*Sunday, August 28, 2005*
how easy is it.. to juz speak out, and not do anything, to set goals, but yet neva take the initiative to reach out to get it done...
everyday, i sit in sch, and wonder what it wld be like if i was a hardworking girl, who did my homework b4 i sat down in front of my comp to relax... soon.. will haf to fill in preferences, and the fear of not getting into a course overcomes me...
arts, media n comm, teaching... these are the paths i've got down to and hope to pursue... wld like very much to haf a job where i can fulfill my interest of sitting down and watching ppl act, for reading scripts and correcting them to fulfill the naivity of girls out there.... arts.. is that what i really wanna do? teaching?? media n comm?? Tv and production? psychology? counselling? business? HR? organising? is there a job tt fits all? tt is made juz for me?

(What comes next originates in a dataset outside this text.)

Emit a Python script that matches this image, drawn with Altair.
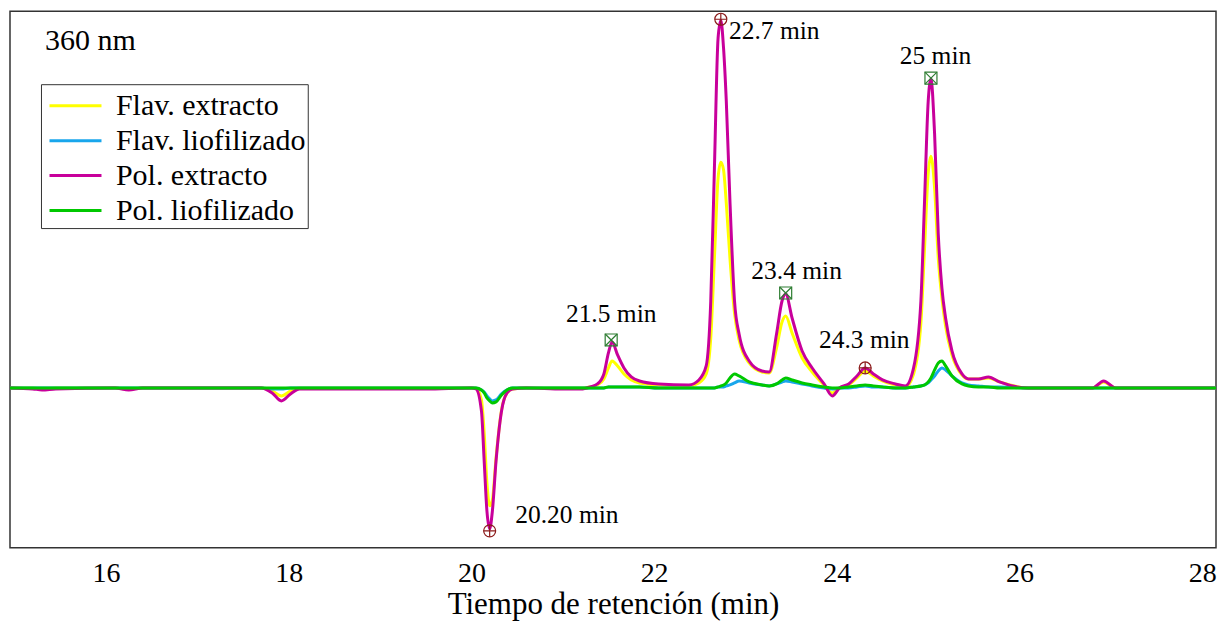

it all comes down to what is right for me.. what is suitable for me... i always wondered.. if i spent abt 30 mins to 1 hr wif God everyday, juz speaking out to Him, telling Him how i feel abt everyday life, wld tt deepen my relationship wif Him? am i really running after God?
because i always look at the final product before starting wif the materials, i stress too much when challenges come my way... writing my blog had allowed me to see clearly my fears, and my weaknesses....
i dun wan to be compared wif my family.. i wanna do something tt i will be proud of, and no matter how "unclassy" or even "unprofessional" in sounds compared to a lawyer, an accountant, or even a doctor, i wanna be it coz its what drives me...
will You be proud of me even if im not as good as them? even if i dun score as high, or even go as far? will You love me still? if it wasnt to please You, i wld haf given up long ago... very very long ago...
2.15pm... 2.30pm... 2.40pm... when am i gonna start? haiya... starting now... im ready!!!!